### EXERCISE DIRECTIONS:
Restate the whole listing word for word. Pictures are left out.

(begin)

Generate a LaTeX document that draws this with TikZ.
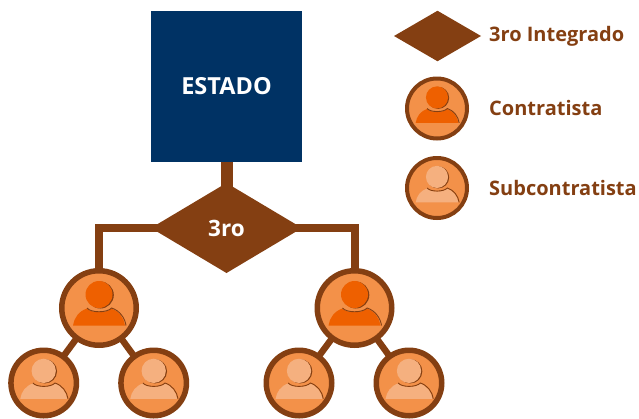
\documentclass[tikz,border=0pt]{standalone}
\usepackage{fontspec}
\setmainfont{Open Sans}
\usetikzlibrary{shapes.geometric,backgrounds}
\definecolor{brn}{HTML}{843F12}
\definecolor{org}{HTML}{F39149}
\definecolor{vivid}{HTML}{EE6000}
\definecolor{pale}{HTML}{F5B07F}
\definecolor{navy}{HTML}{003264}
\tikzset{
  x=1pt,y=-1pt,
  disc/.style={circle,draw=brn,fill=org,inner sep=0pt,outer sep=0pt},
  bigdisc/.style={disc,line width=5.5pt,minimum size=74.5pt},
  smalldisc/.style={disc,line width=5.5pt,minimum size=65.5pt},
  keydisc/.style={disc,line width=4pt,minimum size=60pt},
  rhomb/.style={diamond,fill=brn,inner sep=0pt,outer sep=0pt,shape aspect=1.68},
  link/.style={draw=brn,line width=8pt},
  twig/.style={draw=brn,line width=6.5pt},
  trunk/.style={draw=brn,line width=12pt},
  keytext/.style={anchor=west,text=brn,font=\fontsize{20}{20}\selectfont\bfseries,inner sep=0pt},
  person/.pic={
    \fill[brn] (1.3,-13) circle[radius=13.5];
    \fill[#1] (0,-13.5) circle[radius=13.5];
    \fill[#1] (-26,17.5) .. controls (-25,10) and (-20,3) .. (-12,0.5)
      .. controls (-8,5.5) and (8,5.5) .. (12,0.5)
      .. controls (20,3) and (25,10) .. (26,17.5) -- cycle;
    \draw[brn,line width=.9pt] (-12,0) .. controls (-8,5) and (8,5) .. (12.6,0)
      .. controls (20.6,2.5) and (26,10) .. (27,17.5);
  }
}
\begin{document}
\begin{tikzpicture}
\useasboundingbox (0,0) rectangle (639,418);
\node[fill=navy,minimum size=151pt,inner sep=0pt,outer sep=0pt,text=white,font=\fontsize{23.5}{23.5}\selectfont\bfseries] (state) at (226.5,86.5) {ESTADO};
\node[rhomb,minimum width=151pt,minimum height=90pt,text=white,font=\fontsize{22.5}{22.5}\selectfont\bfseries] (third) at (226.5,228) {3ro};
\node[bigdisc] (la) at (99,308) {};
\node[bigdisc] (ra) at (354.5,308) {};
\node[smalldisc] (la1) at (43.7,383) {};
\node[smalldisc] (la2) at (153.7,383) {};
\node[smalldisc] (ra1) at (299,383) {};
\node[smalldisc] (ra2) at (409,383) {};
\begin{scope}[on background layer]
\draw[trunk] (state.center) -- (third.center);
\draw[link] (third.center) -| (la.center);
\draw[link] (third.center) -| (ra.center);
\draw[twig] (la.center) -- (la1.center);
\draw[twig] (la.center) -- (la2.center);
\draw[twig] (ra.center) -- (ra1.center);
\draw[twig] (ra.center) -- (ra2.center);
\end{scope}
\pic at (la) {person=vivid};
\pic at (ra) {person=vivid};
\pic[scale=.9] at (la1) {person=pale};
\pic[scale=.9] at (la2) {person=pale};
\pic[scale=.9] at (ra1) {person=pale};
\pic[scale=.9] at (ra2) {person=pale};
% legend
\node[rhomb,minimum width=87pt,minimum height=50.5pt,shape aspect=1.72] (keyd) at (437.5,36) {};
\node[keydisc] (keyc) at (437,108.5) {};
\node[keydisc] (keys) at (437,188) {};
\pic[scale=.82] at (keyc) {person=vivid};
\pic[scale=.82] at (keys) {person=pale};
\node[keytext] (t1) at (489,36) {3ro Integrado};
\node[keytext] (t2) at (489,108) {Contratista};
\node[keytext] (t3) at (489,188) {Subcontratista};
\end{tikzpicture}
\end{document}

(end)

### TASK RESPONSE:
Generate a LaTeX document that draws this with TikZ.
\documentclass[tikz,border=0pt]{standalone}
\usepackage{fontspec}
\setmainfont{Open Sans}
\usetikzlibrary{shapes.geometric,backgrounds}
\definecolor{brn}{HTML}{843F12}
\definecolor{org}{HTML}{F39149}
\definecolor{vivid}{HTML}{EE6000}
\definecolor{pale}{HTML}{F5B07F}
\definecolor{navy}{HTML}{003264}
\tikzset{
  x=1pt,y=-1pt,
  disc/.style={circle,draw=brn,fill=org,inner sep=0pt,outer sep=0pt},
  bigdisc/.style={disc,line width=5.5pt,minimum size=74.5pt},
  smalldisc/.style={disc,line width=5.5pt,minimum size=65.5pt},
  keydisc/.style={disc,line width=4pt,minimum size=60pt},
  rhomb/.style={diamond,fill=brn,inner sep=0pt,outer sep=0pt,shape aspect=1.68},
  link/.style={draw=brn,line width=8pt},
  twig/.style={draw=brn,line width=6.5pt},
  trunk/.style={draw=brn,line width=12pt},
  keytext/.style={anchor=west,text=brn,font=\fontsize{20}{20}\selectfont\bfseries,inner sep=0pt},
  person/.pic={
    \fill[brn] (1.3,-13) circle[radius=13.5];
    \fill[#1] (0,-13.5) circle[radius=13.5];
    \fill[#1] (-26,17.5) .. controls (-25,10) and (-20,3) .. (-12,0.5)
      .. controls (-8,5.5) and (8,5.5) .. (12,0.5)
      .. controls (20,3) and (25,10) .. (26,17.5) -- cycle;
    \draw[brn,line width=.9pt] (-12,0) .. controls (-8,5) and (8,5) .. (12.6,0)
      .. controls (20.6,2.5) and (26,10) .. (27,17.5);
  }
}
\begin{document}
\begin{tikzpicture}
\useasboundingbox (0,0) rectangle (639,418);
\node[fill=navy,minimum size=151pt,inner sep=0pt,outer sep=0pt,text=white,font=\fontsize{23.5}{23.5}\selectfont\bfseries] (state) at (226.5,86.5) {ESTADO};
\node[rhomb,minimum width=151pt,minimum height=90pt,text=white,font=\fontsize{22.5}{22.5}\selectfont\bfseries] (third) at (226.5,228) {3ro};
\node[bigdisc] (la) at (99,308) {};
\node[bigdisc] (ra) at (354.5,308) {};
\node[smalldisc] (la1) at (43.7,383) {};
\node[smalldisc] (la2) at (153.7,383) {};
\node[smalldisc] (ra1) at (299,383) {};
\node[smalldisc] (ra2) at (409,383) {};
\begin{scope}[on background layer]
\draw[trunk] (state.center) -- (third.center);
\draw[link] (third.center) -| (la.center);
\draw[link] (third.center) -| (ra.center);
\draw[twig] (la.center) -- (la1.center);
\draw[twig] (la.center) -- (la2.center);
\draw[twig] (ra.center) -- (ra1.center);
\draw[twig] (ra.center) -- (ra2.center);
\end{scope}
\pic at (la) {person=vivid};
\pic at (ra) {person=vivid};
\pic[scale=.9] at (la1) {person=pale};
\pic[scale=.9] at (la2) {person=pale};
\pic[scale=.9] at (ra1) {person=pale};
\pic[scale=.9] at (ra2) {person=pale};
% legend
\node[rhomb,minimum width=87pt,minimum height=50.5pt,shape aspect=1.72] (keyd) at (437.5,36) {};
\node[keydisc] (keyc) at (437,108.5) {};
\node[keydisc] (keys) at (437,188) {};
\pic[scale=.82] at (keyc) {person=vivid};
\pic[scale=.82] at (keys) {person=pale};
\node[keytext] (t1) at (489,36) {3ro Integrado};
\node[keytext] (t2) at (489,108) {Contratista};
\node[keytext] (t3) at (489,188) {Subcontratista};
\end{tikzpicture}
\end{document}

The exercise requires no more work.